The Additional Facility Rules comprise a principal set of Rules and three schedules: Fact-Finding Rules(Schedule A), Conciliation Rules(Schedule B) and Arbitration Rules(Schedule C).


Additional Facility has gained a lot of importance in NAFTA Dispute Settlement, Cartagena Free Trade Agreement and the Energy Charter Treaty.

Additional Facility is very important in the context of NAFTA because Canada and Mexico are not parties to the ICSID Convention. Therefore, a dispute, for instance, between Canada and USA will involve an Additional Facility Arbitration. (NOTE: ICSID Additional Facility will not be available in a dispute between Canada and Mexico since none of them are party to the Convention).

How are ICSID Additional Facility awards enforced?

In absence of applicability of ICSID Convention, such awards become subject to the normal rules governing recognition and enforcement of arbitral awards.
Article 19 of Arbitration(Additional Facility) Rules states:

Arbitration proceedings shall be held only in States that are parties to the 1958 UN Convention on the Recognition and Enforcement of Foreign Arbitral Awards.

This provision facilitates enforcement of Additional Facility arbitral awards by ensuring that such awards benefit from the enforcement regime of the New York Convention. An implication of making these awards subject to New York Convention is that they also become subject to the reasons for non-enforcement contemplated in Article V of the New York Convention.

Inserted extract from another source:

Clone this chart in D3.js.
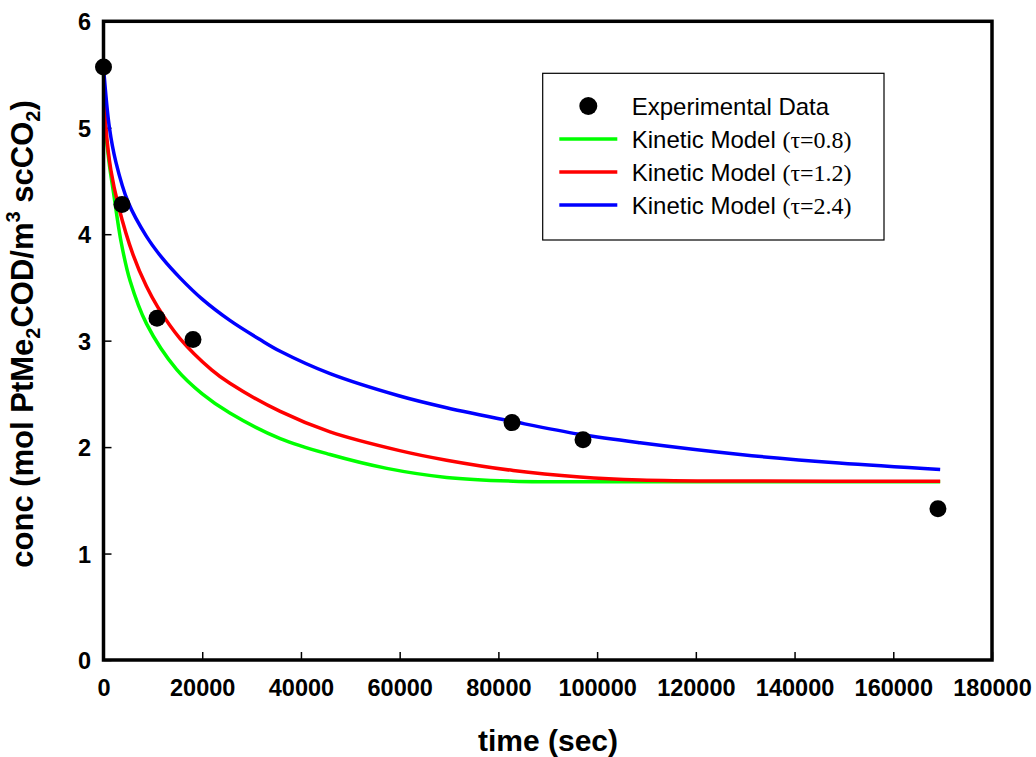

The most important advantage of ICSID Additional Facility is that since the proceedings are administered by the Secretariat of the Centre, the dispute settlement benefits from the ICSID’s institutional support and expertise. The effectiveness of this dispute resolution mechanism is still debatable since the awards can be challenged in the municipal courts for the reasons contained Article V of the New York Convention. Therefore, the ever-existing problem of enforcement against the sovereign entities plagues Additional Facility too. Some of the famous cases are Metalclad v. Mexico and Waste Management.